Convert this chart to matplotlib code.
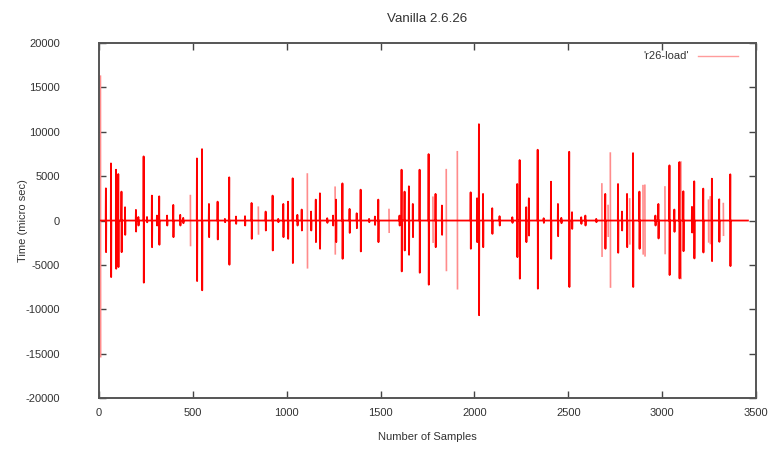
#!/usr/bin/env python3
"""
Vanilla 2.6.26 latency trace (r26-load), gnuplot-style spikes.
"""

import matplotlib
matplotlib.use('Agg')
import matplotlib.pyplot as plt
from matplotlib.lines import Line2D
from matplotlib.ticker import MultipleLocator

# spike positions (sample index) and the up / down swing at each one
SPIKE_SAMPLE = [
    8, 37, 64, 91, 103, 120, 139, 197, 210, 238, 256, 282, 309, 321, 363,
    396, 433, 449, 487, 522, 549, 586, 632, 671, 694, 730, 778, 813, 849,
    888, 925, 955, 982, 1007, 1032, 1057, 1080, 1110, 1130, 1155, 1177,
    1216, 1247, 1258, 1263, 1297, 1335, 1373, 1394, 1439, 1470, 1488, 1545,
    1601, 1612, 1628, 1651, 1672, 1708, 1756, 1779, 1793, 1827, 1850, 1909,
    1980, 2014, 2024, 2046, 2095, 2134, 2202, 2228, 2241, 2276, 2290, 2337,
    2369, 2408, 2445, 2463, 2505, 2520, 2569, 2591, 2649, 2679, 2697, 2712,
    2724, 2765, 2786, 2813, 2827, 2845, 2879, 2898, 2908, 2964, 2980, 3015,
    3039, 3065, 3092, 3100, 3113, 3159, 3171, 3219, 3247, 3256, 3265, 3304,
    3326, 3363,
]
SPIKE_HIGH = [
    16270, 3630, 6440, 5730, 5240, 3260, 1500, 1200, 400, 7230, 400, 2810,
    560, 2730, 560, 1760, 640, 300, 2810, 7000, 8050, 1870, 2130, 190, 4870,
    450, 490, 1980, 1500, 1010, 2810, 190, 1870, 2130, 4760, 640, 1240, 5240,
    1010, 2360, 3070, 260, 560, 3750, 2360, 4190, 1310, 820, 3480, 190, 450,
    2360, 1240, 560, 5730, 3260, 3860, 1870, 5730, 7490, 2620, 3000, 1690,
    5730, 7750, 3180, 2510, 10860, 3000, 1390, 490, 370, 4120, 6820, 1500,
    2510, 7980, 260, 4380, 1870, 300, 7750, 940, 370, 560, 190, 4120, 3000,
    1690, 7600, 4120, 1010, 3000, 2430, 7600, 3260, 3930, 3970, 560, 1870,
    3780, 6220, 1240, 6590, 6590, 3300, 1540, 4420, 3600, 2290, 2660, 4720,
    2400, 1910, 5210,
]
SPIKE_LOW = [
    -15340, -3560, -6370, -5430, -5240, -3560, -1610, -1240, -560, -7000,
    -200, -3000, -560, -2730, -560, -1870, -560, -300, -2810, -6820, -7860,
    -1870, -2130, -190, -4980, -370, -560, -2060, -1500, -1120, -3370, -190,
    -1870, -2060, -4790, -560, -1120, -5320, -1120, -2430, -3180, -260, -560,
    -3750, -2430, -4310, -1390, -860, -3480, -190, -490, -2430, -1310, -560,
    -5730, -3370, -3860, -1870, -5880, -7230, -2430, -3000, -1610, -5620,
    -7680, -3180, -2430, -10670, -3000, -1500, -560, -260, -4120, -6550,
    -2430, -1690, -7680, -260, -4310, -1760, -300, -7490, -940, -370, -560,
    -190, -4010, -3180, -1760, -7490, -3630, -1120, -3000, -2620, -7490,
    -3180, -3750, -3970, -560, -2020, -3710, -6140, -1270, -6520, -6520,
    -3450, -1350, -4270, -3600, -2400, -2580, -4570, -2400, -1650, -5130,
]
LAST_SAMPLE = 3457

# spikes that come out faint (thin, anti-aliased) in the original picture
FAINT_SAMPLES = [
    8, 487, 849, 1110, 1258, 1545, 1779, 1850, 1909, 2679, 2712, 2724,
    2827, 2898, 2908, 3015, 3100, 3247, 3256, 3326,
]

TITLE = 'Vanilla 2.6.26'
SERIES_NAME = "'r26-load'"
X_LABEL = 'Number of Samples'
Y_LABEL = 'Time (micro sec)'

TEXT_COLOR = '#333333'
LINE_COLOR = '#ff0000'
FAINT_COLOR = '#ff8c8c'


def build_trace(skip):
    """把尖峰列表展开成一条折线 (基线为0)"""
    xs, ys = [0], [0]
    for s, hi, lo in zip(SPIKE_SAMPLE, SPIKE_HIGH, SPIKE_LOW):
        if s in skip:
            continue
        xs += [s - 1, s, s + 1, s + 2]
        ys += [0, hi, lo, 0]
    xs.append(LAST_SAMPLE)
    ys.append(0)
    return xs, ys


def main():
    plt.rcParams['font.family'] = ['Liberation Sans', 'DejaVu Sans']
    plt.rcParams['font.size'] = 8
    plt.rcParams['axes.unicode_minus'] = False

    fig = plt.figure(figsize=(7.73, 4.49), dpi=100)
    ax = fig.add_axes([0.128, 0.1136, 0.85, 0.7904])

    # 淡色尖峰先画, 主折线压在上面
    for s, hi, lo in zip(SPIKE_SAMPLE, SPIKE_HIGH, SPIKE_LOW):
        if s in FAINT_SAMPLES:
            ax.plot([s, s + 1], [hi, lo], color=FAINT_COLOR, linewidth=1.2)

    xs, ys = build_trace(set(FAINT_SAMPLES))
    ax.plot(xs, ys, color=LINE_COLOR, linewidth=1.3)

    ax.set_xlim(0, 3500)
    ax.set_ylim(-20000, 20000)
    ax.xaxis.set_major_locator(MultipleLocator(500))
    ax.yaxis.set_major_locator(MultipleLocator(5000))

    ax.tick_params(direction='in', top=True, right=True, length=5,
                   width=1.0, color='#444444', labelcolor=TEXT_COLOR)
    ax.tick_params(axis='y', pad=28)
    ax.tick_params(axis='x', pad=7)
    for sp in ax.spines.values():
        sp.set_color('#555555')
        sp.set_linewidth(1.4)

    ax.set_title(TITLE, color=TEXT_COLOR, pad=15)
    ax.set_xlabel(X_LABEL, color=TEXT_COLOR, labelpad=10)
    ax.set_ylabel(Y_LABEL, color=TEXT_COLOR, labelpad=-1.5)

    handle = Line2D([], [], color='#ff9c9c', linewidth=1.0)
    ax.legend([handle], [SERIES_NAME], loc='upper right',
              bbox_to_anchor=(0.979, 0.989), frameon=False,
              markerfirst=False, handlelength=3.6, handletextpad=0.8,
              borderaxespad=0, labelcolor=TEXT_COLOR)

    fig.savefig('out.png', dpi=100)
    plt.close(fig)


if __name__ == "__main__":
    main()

·····

- TASK:
Write out again exactly the lines from the start of the data above through the line containing "from matplotlib.ticker import MultipleLocator", inclusive, excluding any pictures.

- COMPLETE RESPONSE:
Convert this chart to matplotlib code.
#!/usr/bin/env python3
"""
Vanilla 2.6.26 latency trace (r26-load), gnuplot-style spikes.
"""

import matplotlib
matplotlib.use('Agg')
import matplotlib.pyplot as plt
from matplotlib.lines import Line2D
from matplotlib.ticker import MultipleLocator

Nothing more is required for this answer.